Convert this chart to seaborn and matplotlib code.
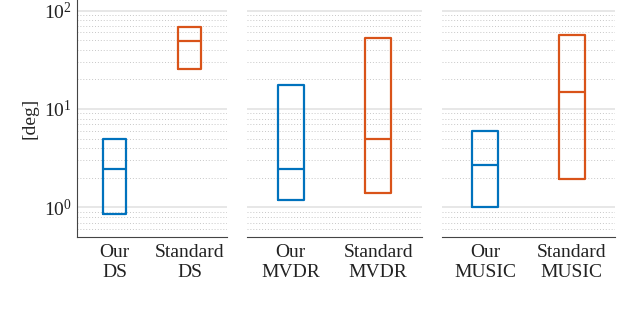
import numpy as np
import pandas as pd
import matplotlib
matplotlib.use("Agg")
import matplotlib.pyplot as plt
import seaborn as sns

# Box limits: lower quartile, median, upper quartile
groups = ["DS", "MVDR", "MUSIC"]
our_low = [0.86, 1.18, 1.0]
our_med = [2.48, 2.48, 2.68]
our_high = [5.0, 17.6, 6.0]
std_low = [25.4, 1.41, 1.92]
std_med = [49.4, 5.0, 15.0]
std_high = [68.0, 52.6, 57.0]

blue = "#0072BD"
orange = "#D95319"

sns.set_style("white")
plt.rcParams["font.family"] = ["Liberation Serif", "DejaVu Serif"]
plt.rcParams["mathtext.fontset"] = "stix"

# long form data: five points per box so the quartiles land exactly on the values
rows = []
for i, g in enumerate(groups):
    for lab, lo, md, hi in [("Our\n" + g, our_low[i], our_med[i], our_high[i]),
                            ("Standard\n" + g, std_low[i], std_med[i], std_high[i])]:
        for v in [lo, lo, md, hi, hi]:
            rows.append({"group": g, "method": lab, "kind": lab.split("\n")[0], "err": v})
df = pd.DataFrame(rows)

fig = plt.figure(figsize=(6.23, 3.25), dpi=100)
bottom = 88 / 325
height = 237 / 325
lefts = [77, 247, 442]
widths = [150, 175, 173]

for i, g in enumerate(groups):
    ax = fig.add_axes([lefts[i] / 623, bottom, widths[i] / 623, height])
    ax.set_yscale("log")
    sub = df[df["group"] == g]
    sns.boxplot(data=sub, x="method", y="err", hue="kind",
                palette={"Our": blue, "Standard": orange},
                fill=False, width=0.3, whis=0, showfliers=False, showcaps=False,
                linewidth=1.6, legend=False, dodge=False, ax=ax)
    ax.set_ylim(0.5, 128)
    ax.set_xlim(-0.5, 1.5)
    ax.grid(True, which="major", axis="y", color="#e3e3e3", linewidth=1.2)
    ax.grid(True, which="minor", axis="y", color="#c8c8c8", linewidth=0.7, linestyle=(0, (1, 2)))
    ax.set_axisbelow(True)
    ax.set_xlabel("")
    ax.tick_params(axis="both", length=0, labelsize=14, colors="#222222")
    ax.tick_params(axis="y", which="minor", length=0)
    for s in ["top", "right"]:
        ax.spines[s].set_visible(False)
    ax.spines["bottom"].set_color("#444444")
    if i == 0:
        ax.set_ylabel("[deg]", fontsize=14, labelpad=4)
        ax.spines["left"].set_color("#444444")
        ax.set_yticks([1, 10, 100])
    else:
        ax.set_ylabel("")
        ax.spines["left"].set_visible(False)
        ax.set_yticks([1, 10, 100])
        ax.set_yticklabels([])
    ax.tick_params(axis="x", pad=5)

fig.savefig("out.png", dpi=100)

==*==

Goal of the exercise - From the first line above down to the line with "widths = [150, 175, 173]", reproduce every line and no others, omitting pictures.

Final result -
Convert this chart to seaborn and matplotlib code.
import numpy as np
import pandas as pd
import matplotlib
matplotlib.use("Agg")
import matplotlib.pyplot as plt
import seaborn as sns

# Box limits: lower quartile, median, upper quartile
groups = ["DS", "MVDR", "MUSIC"]
our_low = [0.86, 1.18, 1.0]
our_med = [2.48, 2.48, 2.68]
our_high = [5.0, 17.6, 6.0]
std_low = [25.4, 1.41, 1.92]
std_med = [49.4, 5.0, 15.0]
std_high = [68.0, 52.6, 57.0]

blue = "#0072BD"
orange = "#D95319"

sns.set_style("white")
plt.rcParams["font.family"] = ["Liberation Serif", "DejaVu Serif"]
plt.rcParams["mathtext.fontset"] = "stix"

# long form data: five points per box so the quartiles land exactly on the values
rows = []
for i, g in enumerate(groups):
    for lab, lo, md, hi in [("Our\n" + g, our_low[i], our_med[i], our_high[i]),
                            ("Standard\n" + g, std_low[i], std_med[i], std_high[i])]:
        for v in [lo, lo, md, hi, hi]:
            rows.append({"group": g, "method": lab, "kind": lab.split("\n")[0], "err": v})
df = pd.DataFrame(rows)

fig = plt.figure(figsize=(6.23, 3.25), dpi=100)
bottom = 88 / 325
height = 237 / 325
lefts = [77, 247, 442]
widths = [150, 175, 173]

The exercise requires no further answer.